"That was one of the first words I said to the entire team at ILM. I said, 'This movie needs to be theatrical, operatic, romantic.' We used a lot of words not usually associated with high-tech blockbusters ... We went for a very, very, very, very saturated color palette for the battle for Hong Kong. I kept asking John to tap into his inner Mexican and be able to saturate the greens and the purples and the pinks and the oranges. I would say 'Give me a Hokusai wave' ... we use the waves and weather in the movie very operatically. I think the results are really beautiful and very artistically free and powerful, not something you would associate with a big sci-fi action movie.
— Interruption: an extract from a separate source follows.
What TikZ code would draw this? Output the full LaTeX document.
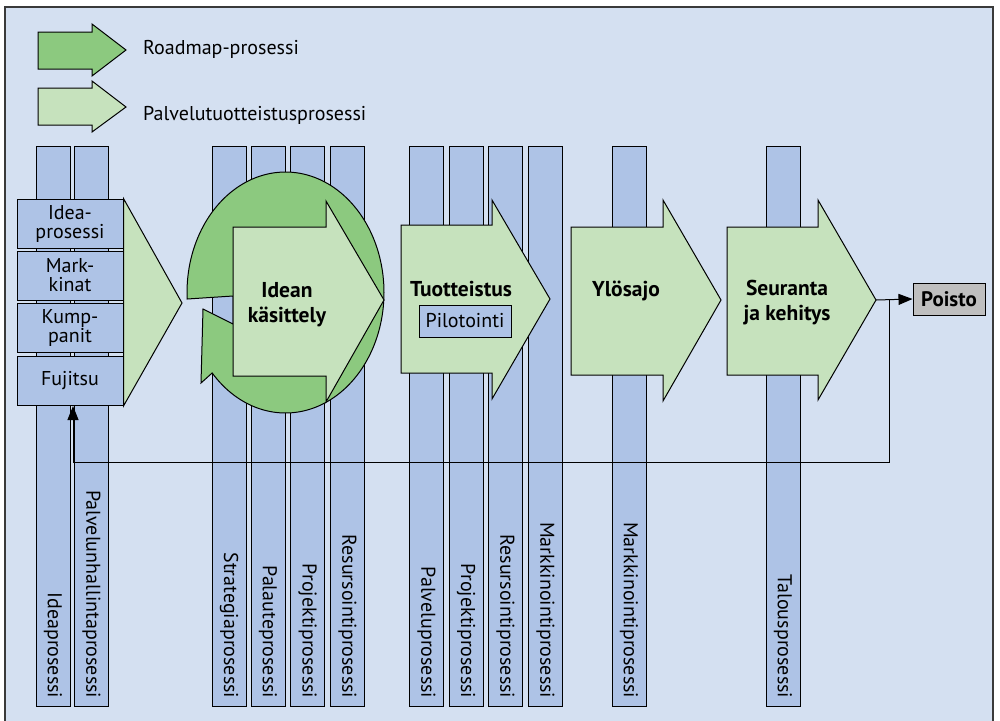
\documentclass[tikz,border=0pt]{standalone}
\usepackage{fontspec}
\setmainfont{PT Sans}
\usetikzlibrary{arrows.meta}
\definecolor{panel}{HTML}{D4E0F1}
\definecolor{barblue}{HTML}{AEC3E6}
\definecolor{lightgreen}{HTML}{C6E2BD}
\definecolor{darkgreen}{HTML}{8CC97F}
\definecolor{poistogray}{HTML}{BFBFBF}
\definecolor{framegray}{HTML}{3A3A3A}
\begin{document}
\begin{tikzpicture}[x=1pt,y=-1pt,line join=miter,
  outline/.style={draw=black,line width=1pt},
  lane/.style={outline,fill=barblue,minimum width=34pt,minimum height=560pt,inner sep=0pt},
  lanelabel/.style={rotate=-90,anchor=east,inner sep=0pt,font=\fontsize{20}{22}\selectfont},
  srcbox/.style={outline,fill=barblue,minimum width=106pt,minimum height=49pt,inner sep=0pt,align=center,font=\fontsize{20}{19}\selectfont},
  steptext/.style={align=center,inner sep=0pt,anchor=base,font=\fontsize{21.5}{25}\selectfont\bfseries},
  legendtext/.style={inner sep=0pt,font=\fontsize{20}{22}\selectfont},
  tip/.style={-{Triangle[length=14pt,width=11pt]}}]
\useasboundingbox (0,0) rectangle (1000,720);
\clip (0,0) rectangle (1000,720);
% panel
\draw[draw=framegray,line width=2pt,fill=panel] (5,7) rectangle (993,740);
% legend
\draw[outline,fill=darkgreen] (38,32) -- (92,32) -- (92,24) -- (126,50) -- (92,76) -- (92,69) -- (38,69) -- cycle;
\node[legendtext,anchor=base west] (roadmap) at (143,54) {Roadmap-prosessi};
\draw[outline,fill=lightgreen] (38,88) -- (92,88) -- (92,81) -- (126,107) -- (92,132) -- (92,125) -- (38,125) -- cycle;
\node[legendtext,anchor=base west] (palvelu) at (143,120) {Palvelutuotteistusprosessi};
% process lanes
\foreach \n/\x/\t in {1/53/Ideaprosessi,2/91.5/Palvelunhallintaprosessi,
  3/229/Strategiaprosessi,4/268/Palauteprosessi,5/307.5/Projektiprosessi,6/347.5/Resursointiprosessi,
  7/426.5/Palveluprosessi,8/466/Projektiprosessi,9/505.5/Resursointiprosessi,10/545.5/Markkinointiprosessi,
  11/629/Markkinointiprosessi,12/783/Talousprosessi}{
  \node[lane] (lane\n) at (\x,426) {};
  \node[lanelabel] (lanetext\n) at ([yshift=8pt]lane\n.south) {\t};
}
% feedback loop points
\coordinate (split) at (889,300);
\coordinate (loopcorner) at (73,462);
% idea sources
\node[srcbox] (idea) at (70,223.5) {Idea-\\prosessi};
\node[srcbox] (markkinat) at (70,275.5) {Mark-\\kinat};
\node[srcbox] (kumppanit) at (70,328) {Kump-\\panit};
\node[srcbox] (fujitsu) at (70,381) {Fujitsu};
\draw[outline,fill=lightgreen] (idea.north east) -- (182,303) -- (fujitsu.south east) -- cycle;
% roadmap cycle around the first step
\draw[outline,fill=darkgreen] plot[domain=176.9:498.1,samples=150] ({285.5+98.5*cos(\x)},{292.5+120.5*sin(\x)})
  -- (201,383) -- (203,309) -- (233,324) -- (233,296) -- cycle;
% process steps
\draw[outline,fill=lightgreen] (233,227) -- (326,227) -- (326,201) -- (384,300) -- (326,402) -- (326,376) -- (233,376) -- cycle;
\node[steptext] (idean) at (287,322) {Idean\\käsittely};
\draw[outline,fill=lightgreen] (401,225) -- (492,225) -- (492,200) -- (550,299) -- (492,399) -- (492,373) -- (401,373) -- cycle;
\node[steptext] (tuotteistus) at (461,296) {Tuotteistus};
\node[outline,fill=barblue,minimum width=92pt,minimum height=32pt,inner sep=0pt,font=\fontsize{20}{22}\selectfont] (pilotointi) at (465,321) {Pilotointi};
\draw[outline,fill=lightgreen] (571,227) -- (663,227) -- (663,200) -- (721,300) -- (663,401) -- (663,375) -- (571,375) -- cycle;
\node[steptext] (ylosajo) at (626,296) {Ylösajo};
\draw[outline,fill=lightgreen] (727,227) -- (818,227) -- (818,200) -- (876,300) -- (818,400) -- (818,375) -- (727,375) -- cycle;
\coordinate (seurtip) at (876,300);
\node[steptext] (seuranta) at (787,320) {Seuranta\\ja kehitys};
\node[outline,fill=poistogray,minimum width=72pt,minimum height=32pt,inner sep=0pt,font=\fontsize{21}{22}\selectfont\bfseries] (poisto) at (949,299) {Poisto};
\draw[outline,tip] (seurtip) -- (poisto.west);
\draw[outline,tip] (split) |- (loopcorner) -- (loopcorner |- fujitsu.south);
\end{tikzpicture}
\end{document}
The water dynamics in this movie are technically beautiful, but also artistically incredibly expressive. We agreed on making the water become almost another character. We would time the water very precisely. I'd say 'Get out of the wave [on this frame]."
-Guillermo del Toro (Variety) 2013-
If you've had the chance to experience Pacific Rim (2013) you've seen first hand the kind of grand, artistic effort that was put into the colossally beautiful Pacific Rim. And speaking of water, water colors and art work, concept art plays a big role in film-making.
I don't normally spend this much time on any one film, but I've been thoroughly fascinated by the rebirth of the kaiju and mech concept through director Guillermo del Toro's summer film. I'm riveted.
In keeping with our ongoing fascination with all thing Pacific Rim I have included a selection of the very best concept art that was created for the film. For a more intensive look at the world of the concept artist and concept art in cinema be sure to check out the exquisite site, The Film Sketcher, by Maurice Mitchell. You'll also find exclusive interviews with the artists.
I have an order in for Pacific Rim: Man, Machines And Monsters which will highlight the concept art of the Pacific Rim world as well as feature designs, film stills and other kaiju and mech madness. This is the first film-connected book that I've purchased since the now long out-of-print Final Fantasy: The Making Of Spirits Within (2001). I came close to purchasing The Art Of District 9 (2010) and Prometheus: The Art Of The Film (2012), but have yet to pull the trigger. So you can see the impact visually Pacific Rim had on me personally. It left a significant sizable impression.